清晨醒来,手机便被朋友们“冬至快乐!”的消息刷满了屏。
是呀,又是一年冬至了。
仔细回想,转眼又有十二个年头没吃祖母包的饺子了。有些怀念了。
小时候,每逢冬至。祖母都会提前一天翻几座大山行十几公里路,去遥远的秭归县城或邻近的集市上买些面粉。然后等到冬至那天起个大早,把买好的面粉调好,用面杖擀成面皮儿。再剁好各种馅儿包起来。放进沸腾的热水之中烹煮,期间不停地加些冷水。以免浑浊,煮成一团。
祖母是个固执且封建迷信的人,觉得饺子长得像耳朵,认为冬至吃了饺子,耳朵就不会冻掉了。所以家里人必须每人都要吃上几个饺子她才安心。假如你今年落了空,没吃上几个她包的饺子,就算跑到天涯海角她都会让你吃上两口。
记得那年父亲在北京学裁缝,碰巧遇到了寒冷天气,冻伤了双耳。祖母得知后便疯了似的,一口气包了好几百个不同馅儿的饺子,托周围的人帮忙捎了去。
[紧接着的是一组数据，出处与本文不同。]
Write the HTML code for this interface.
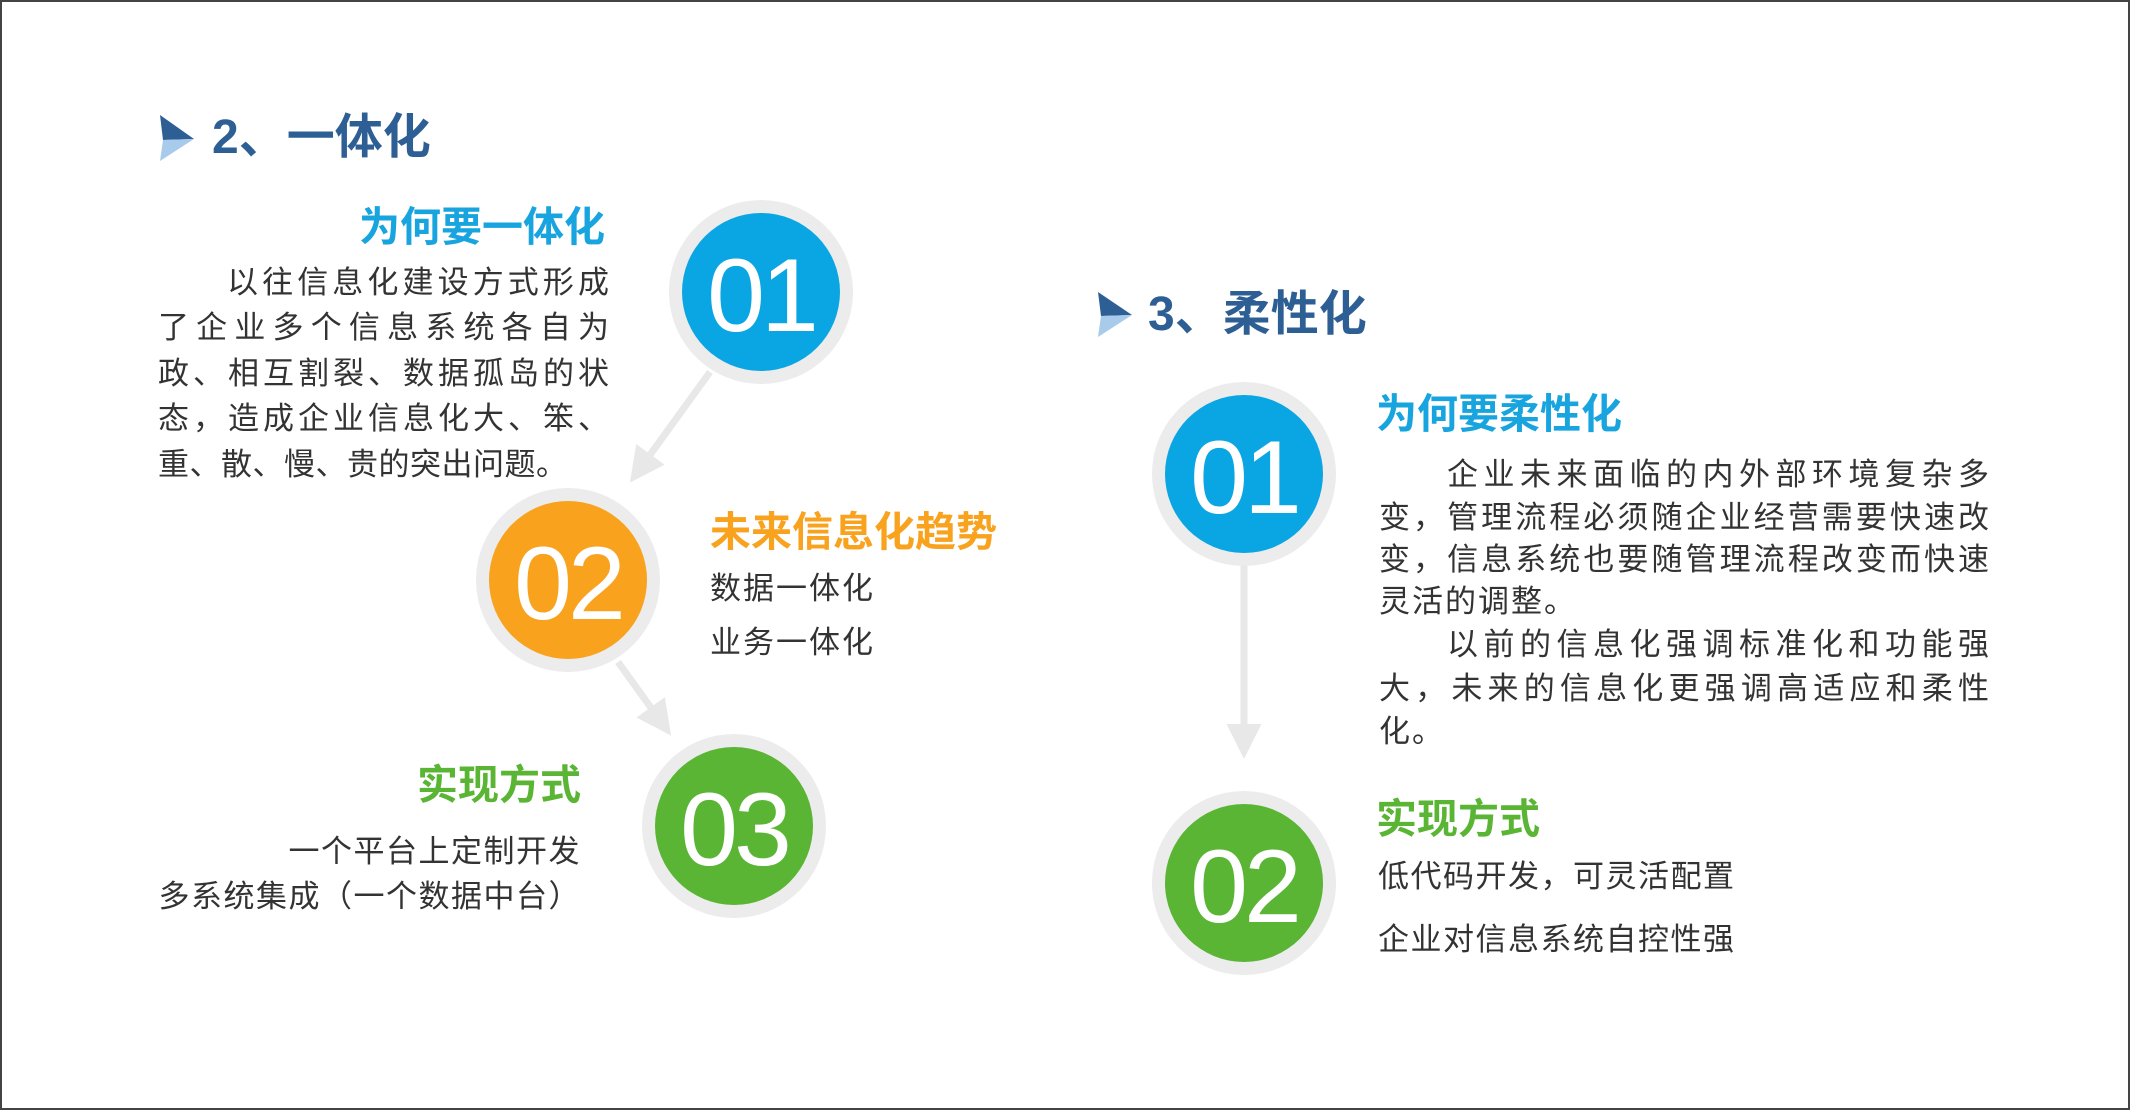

吓坏了父亲。后来父亲在信中写道:“吾母爱之深,全在饺子之中,就连打隔屁,都饺子味十足。”从那以后,似乎都很少看见父亲吃饺子了。估计是一步到位,那次把一辈子的饺子的都吃了。
然而这并没止住祖母的步伐。
小学时,学校环境就如宋濂所写:“穷冬烈风,大雪深数尺,足肤皲裂而不知”。故而祖母越发的不可收拾。每逢冬至都会冒着大雪,顶着寒风。走上十几里路,煲上一只鸡,带上几笼饺子,早早的便守在校门口等着我的出现。每次看到她时,嘴唇都被冻的发紫,但还是不停地碎叨着,监督着你吃完所有的饺子。
或许是那个饺子的神奇功效吧,同桌的孩子都被冻得瑟瑟发抖,耳朵被冻得发肿,不停地嗷嗷大哭。唯独我完好无损,顽皮的穿梭于教室之间。
又是一年冬至了,又闻饺子香。祖母安好?是否在天堂的那一端正忙着包着饺子呢?或是像我一样念着远方的亲人。